In 2001, following a rehearsal by the Chukutas block of the Cullaguada Oruro fraternity, the leader of the block invited Paris Galan to dance as the sole Waphuri. However, Paris passed the invitation to the Galán Family (La Familia Galán), of which he was the leader. This was the beginning of the transformation of the character, which was made more feminine with the addition of high heels, mantilla, corset, ruffles to the costume, and an elaborate make-up.

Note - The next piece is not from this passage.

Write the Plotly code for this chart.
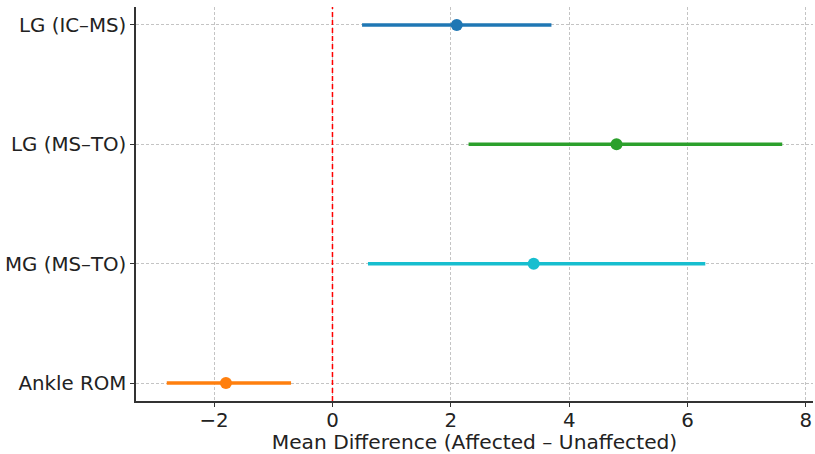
import plotly.graph_objects as go

categories = ["LG (IC–MS)", "LG (MS–TO)", "MG (MS–TO)", "Ankle ROM"]
means = [2.1, 4.8, 3.4, -1.8]
ci_low = [0.5, 2.3, 0.6, -2.8]
ci_high = [3.7, 7.6, 6.3, -0.7]
colors = ["#1f77b4", "#2ca02c", "#17becf", "#ff7f0e"]
x_ticks = [-2, 0, 2, 4, 6, 8]

fig = go.Figure()
for cat, m, lo, hi, c in zip(categories, means, ci_low, ci_high, colors):
    fig.add_trace(go.Scatter(
        x=[m], y=[cat], mode="markers",
        marker=dict(color=c, size=12),
        error_x=dict(type="data", symmetric=False, array=[hi - m], arrayminus=[m - lo],
                     color=c, thickness=3.5, width=0),
        showlegend=False,
    ))

fig.add_shape(type="line", x0=0, x1=0, xref="x", y0=0, y1=1, yref="paper",
              line=dict(color="red", width=1.5, dash="5px,3px"), layer="above")

tickfont = dict(family="DejaVu Sans", size=19.8, color="#222")
fig.update_layout(
    width=815, height=454,
    margin=dict(l=136, r=2, t=7, b=53),
    plot_bgcolor="white", paper_bgcolor="white",
    font=dict(family="DejaVu Sans", size=18, color="#222"),
    xaxis=dict(
        range=[-3.32, 8.12], tickvals=x_ticks, showgrid=True, gridcolor="#c4c4c4",
        griddash="3px,2px", gridwidth=1, zeroline=False, showline=True, linecolor="#333",
        linewidth=1.5, ticks="outside", ticklen=4, tickcolor="#333", tickfont=tickfont,
        ticklabelstandoff=-4,
        title=dict(text="Mean Difference (Affected – Unaffected)", standoff=4,
                   font=dict(family="DejaVu Sans", size=20.2, color="#222")),
    ),
    yaxis=dict(
        type="category", categoryorder="array", categoryarray=list(reversed(categories)),
        range=[-0.15, 3.15], showgrid=True, gridcolor="#c4c4c4", griddash="3px,2px",
        gridwidth=1, zeroline=False, showline=True, linecolor="#333", linewidth=1.5,
        ticks="outside", ticklen=4, tickcolor="#333", tickfont=tickfont,
        ticklabelstandoff=0,
    ),
)
fig.write_html("out.html")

I transformed the Waphuri character (the guide of the Kullawada block), who used to be very masculine. Now it is associated with queerness, because the costume is a 'dragified' outfit. Traditional Waphuris still exist, but they are not as visible as the Waphuri Galáns, standing at 2.1 meters tall from the hat to the shoes, with 10-centimeter-long eyelashes and a spectacular costume.
— Paris Galan

David Aruquipa, better known as Dana Galán, recalls that the first Waphuri costume was designed with inspiration from the matador outfit worn by Juan Gabriel and the hat which features four faces looking in four different directions being a reference to the four cardinal directions. According to the LGBT activists, the Waphuri Galán figure is a continuation of and a tribute to the transgender identities that had already formed part of Bolivian folklore, such as Barbarella. Initially, the presence of the Galán Family at the Oruro Carnival generated controversy, and the group was accused of distorting the dance. However, over the years their participation has gained increasing acceptance. Since then, members of the Galán Family have been invited every year to perform as Waphuris in various Kullawada fraternities throughout Bolivia. In addition, other LGBT young people have begun performing as Waphuris across the country.